Hors intérim, l'emploi salarié privé dépasse son niveau d'avant-crise dans tous les secteurs sauf l'industrie, où il reste inférieur de -1,2% par rapport à fin 2019 (-38.200 emplois). Dans le tertiaire marchand hors intérim, secteur très marqué par les mesures de restrictions sanitaires, il dépasse son niveau de fin 2019 de 1,3% (soit +154.300 emplois).

Dans la construction, l'emploi salarié privé se stabilise (0%), mais reste largement au-dessus de son niveau d'avant-crise: +4,5% (+65.000). Enfin, dans le tertiaire non marchand, il baisse légèrement au 4e trimestre (-0,2%), dépassant de 2% son niveau de fin 2019 (+49.900).

Pour la suite, un ralentissement est "probable", selon M. Larrieu. Mathieu Plane souligne qu'avoir un niveau d'emploi salarié privé "300.000 au dessus de son niveau d'avant-crise, est une très bonne performance", mais note que "ça interroge sur le contenu en emploi". Dans la construction, exemple "le plus frappant", le niveau d'emploi a ainsi augmenté de 4,5% et la valeur ajoutée de seulement 1,4%, ce qui traduit "des pertes de productivité", explique-t-il.
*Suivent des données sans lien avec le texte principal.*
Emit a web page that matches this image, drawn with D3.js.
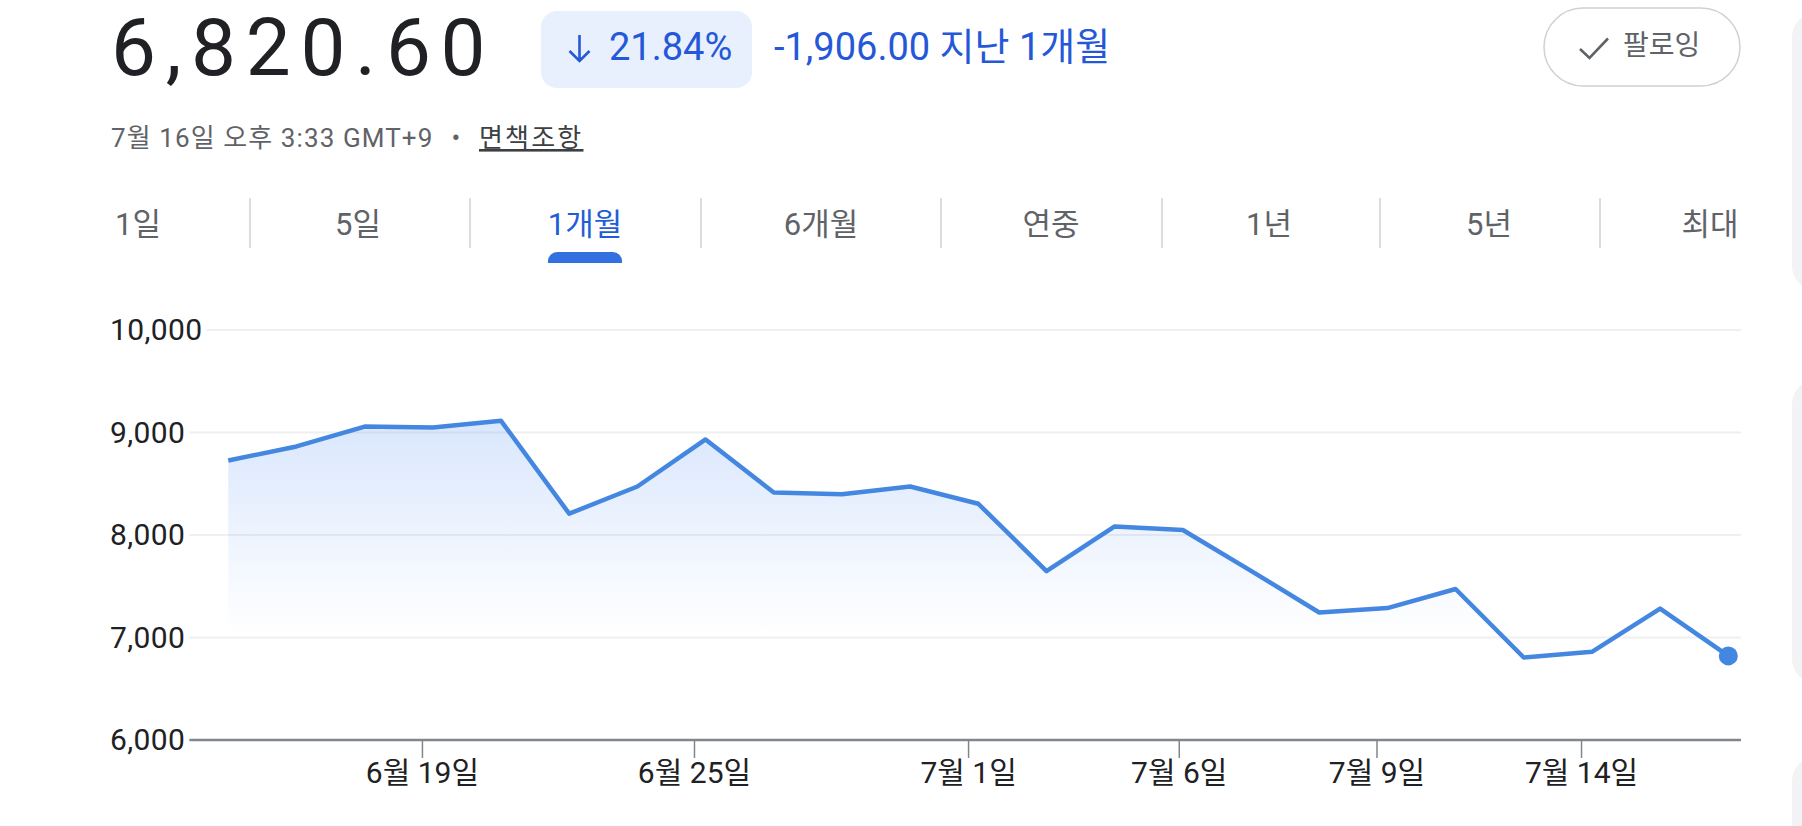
<!DOCTYPE html>
<html>
<head>
<meta charset="utf-8">
<script src="https://cdn.jsdelivr.net/npm/d3@7"></script>
<style>
  body { margin: 0; background: #fff; }
  svg { display: block; }
</style>
</head>
<body>
<script>
// closing values, one per trading day (last = 7월 16일)
const closes = [8726.6, 8864, 9058, 9049, 9114, 8208, 8473, 8932, 8414, 8398, 8473, 8305,
                7648, 8084, 8049, 7650, 7244, 7287, 7473, 6805, 6860, 7282, 6820.6]
const yTicks = [6000, 7000, 8000, 9000, 10000]
// date ticks sit between trading-day indices
const tickIdx = [2.84, 6.83, 10.85, 13.94, 16.84, 19.84]
const tickLabels = ['6월 19일', '6월 25일', '7월 1일', '7월 6일', '7월 9일', '7월 14일']
const tabs = ['1일', '5일', '1개월', '6개월', '연중', '1년', '5년', '최대']
const activeTab = '1개월'

const FONT = "Roboto, 'Noto Sans CJK KR', sans-serif"
const BLUE = '#2458d8'
const LINE = '#4487e0'

const width = 1802, height = 826

const svg = d3.select('body')
  .append('svg')
    .attr('width', width)
    .attr('height', height)
    .style('font-family', FONT)

// ---- right side cards (cut off) ----
svg.selectAll('.card')
  .data([[13, 290], [380, 683], [757, 900]])
  .join('rect')
    .attr('x', 1792).attr('y', d => d[0])
    .attr('width', 60).attr('height', d => d[1] - d[0])
    .attr('rx', 24)
    .attr('fill', '#f1f3f4')

// ---- header ----
const first = closes[0], last = closes[closes.length - 1]
const fmt2 = d3.format(',.2f')

svg.append('text')
    .attr('x', 111).attr('y', 74.5)
    .attr('font-size', 80)
    .attr('letter-spacing', 9.7)
    .attr('fill', '#202124')
    .text(fmt2(last))

svg.append('rect')
    .attr('x', 541).attr('y', 11)
    .attr('width', 211).attr('height', 77)
    .attr('rx', 16)
    .attr('fill', '#e8f0fe')

svg.append('path')
    .attr('d', 'M579.5,35V61M569.5,51L579.5,61L589.5,51')
    .attr('fill', 'none')
    .attr('stroke', BLUE)
    .attr('stroke-width', 2.6)

svg.append('text')
    .attr('x', 609).attr('y', 60)
    .attr('font-size', 38)
    .attr('fill', BLUE)
    .text(d3.format('.2%')((first - last) / first))

svg.append('text')
    .attr('x', 774).attr('y', 60)
    .attr('font-size', 38)
    .attr('fill', BLUE)
    .text(fmt2(last - first).replace('−', '-') + ' 지난 1개월')

// follow button
svg.append('rect')
    .attr('x', 1544).attr('y', 8)
    .attr('width', 196).attr('height', 78)
    .attr('rx', 39)
    .attr('fill', '#fff')
    .attr('stroke', '#cfd1d4')
    .attr('stroke-width', 1.5)

svg.append('path')
    .attr('d', 'M1580,49L1589.5,58L1608,38.5')
    .attr('fill', 'none')
    .attr('stroke', '#5f6368')
    .attr('stroke-width', 2.6)

svg.append('text')
    .attr('x', 1623).attr('y', 55)
    .attr('font-size', 28)
    .attr('fill', '#5f6368')
    .text('팔로잉')

// timestamp line
svg.append('text')
    .attr('x', 111).attr('y', 147)
    .attr('font-size', 26)
    .attr('letter-spacing', 1.1)
    .attr('fill', '#5f6368')
    .text('7월 16일 오후 3:33 GMT+9')

svg.append('text')
    .attr('x', 456).attr('y', 147)
    .attr('text-anchor', 'middle')
    .attr('font-size', 26)
    .attr('fill', '#5f6368')
    .text('•')

svg.append('text')
    .attr('x', 479).attr('y', 147)
    .attr('font-size', 26)
    .attr('letter-spacing', 2.2)
    .attr('fill', '#3c4043')
    .attr('text-decoration', 'underline')
    .text('면책조항')

// ---- range tabs ----
const tabX = [138, 358, 585, 821, 1051, 1269, 1489, 1710]
const sepX = [250, 470, 701, 941, 1162, 1380, 1600]

svg.selectAll('.sep')
  .data(sepX)
  .join('line')
    .attr('x1', d => d).attr('x2', d => d)
    .attr('y1', 198).attr('y2', 248)
    .attr('stroke', '#dadce0')
    .attr('stroke-width', 2)

svg.selectAll('.tab')
  .data(tabs)
  .join('text')
    .attr('x', (d, i) => tabX[i])
    .attr('y', 235)
    .attr('text-anchor', 'middle')
    .attr('font-size', 31)
    .attr('fill', d => d === activeTab ? '#1f5ed8' : '#5f6368')
    .text(d => d)

const ai = tabs.indexOf(activeTab)
svg.append('path')
    .attr('d', `M${tabX[ai] - 37},263V261a9,9 0 0 1 9,-9H${tabX[ai] + 28}a9,9 0 0 1 9,9V263Z`)
    .attr('fill', '#326fe0')

// ---- chart ----
const x = d3.scaleLinear()
  .domain([0, closes.length - 1])
  .range([228.3, 1728.3])

const y = d3.scaleLinear()
  .domain([6000, 10000])
  .range([740, 330])

const plotRight = 1741

// y labels + gridlines
const ylab = svg.selectAll('.ylab')
  .data(yTicks)
  .join('text')
    .attr('x', 110)
    .attr('y', d => y(d) + 10)
    .attr('font-size', 30)
    .attr('letter-spacing', 0.4)
    .attr('fill', '#202124')
    .text(d => d3.format(',')(d))

ylab.each(function (d) {
  const bb = this.getBBox()
  svg.insert('line', 'text')
      .attr('x1', bb.x + bb.width + 4)
      .attr('x2', plotRight)
      .attr('y1', y(d)).attr('y2', y(d))
      .attr('stroke', d === 6000 ? '#80868b' : '#f0f0f0')
      .attr('stroke-width', d === 6000 ? 2.5 : 2)
})

// area gradient
const grad = svg.append('defs')
  .append('linearGradient')
    .attr('id', 'fade')
    .attr('gradientUnits', 'userSpaceOnUse')
    .attr('x1', 0).attr('x2', 0)
    .attr('y1', y(d3.max(closes))).attr('y2', y(7000) - 4)
grad.append('stop').attr('offset', 0).attr('stop-color', '#4285f4').attr('stop-opacity', 0.2)
grad.append('stop').attr('offset', 1).attr('stop-color', '#4285f4').attr('stop-opacity', 0)

svg.append('path')
    .datum(closes)
    .attr('d', d3.area()
      .x((d, i) => x(i))
      .y0(y(6000))
      .y1(d => y(d)))
    .attr('fill', 'url(#fade)')

svg.append('path')
    .datum(closes)
    .attr('d', d3.line()
      .x((d, i) => x(i))
      .y(d => y(d)))
    .attr('fill', 'none')
    .attr('stroke', LINE)
    .attr('stroke-width', 4.5)
    .attr('stroke-linejoin', 'round')

svg.append('circle')
    .attr('cx', x(closes.length - 1))
    .attr('cy', y(last))
    .attr('r', 9.5)
    .attr('fill', LINE)

// x axis
const xAxis = svg.append('g')
    .attr('transform', `translate(0,${y(6000)})`)
    .call(d3.axisBottom(x)
      .tickValues(tickIdx)
      .tickFormat((d, i) => tickLabels[i])
      .tickSize(18)
      .tickSizeOuter(0))

xAxis.select('.domain').remove()
xAxis.selectAll('.tick line')
    .attr('stroke', '#80868b')
    .attr('stroke-width', 1.5)
xAxis.selectAll('.tick text')
    .attr('y', 43)
    .attr('dy', 0)
    .attr('font-size', 30)
    .attr('font-family', FONT)
    .attr('fill', '#202124')
</script>
</body>
</html>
"On a du mal à retrouver nos petits. Il y a une forme de déconnexion dans certains secteurs entre le niveau de valeur ajoutée et l'emploi", insiste l'économiste.

Il évoque plusieurs explications possibles: des dispositifs d'aide assez généreux dans certains secteurs ayant favorisé les embauches, le fait que les contraintes sanitaires désorganisent les entreprises et font qu'il y a "besoin de plus de personnes pour faire la même chose", ou encore que les tensions sur le marché du travail font que les entreprises conservent des emplois "par précaution".

Et de souligner que "la question pour l'après, est: est-ce que les entreprises vont chercher à récupérer cette perte de productivité?".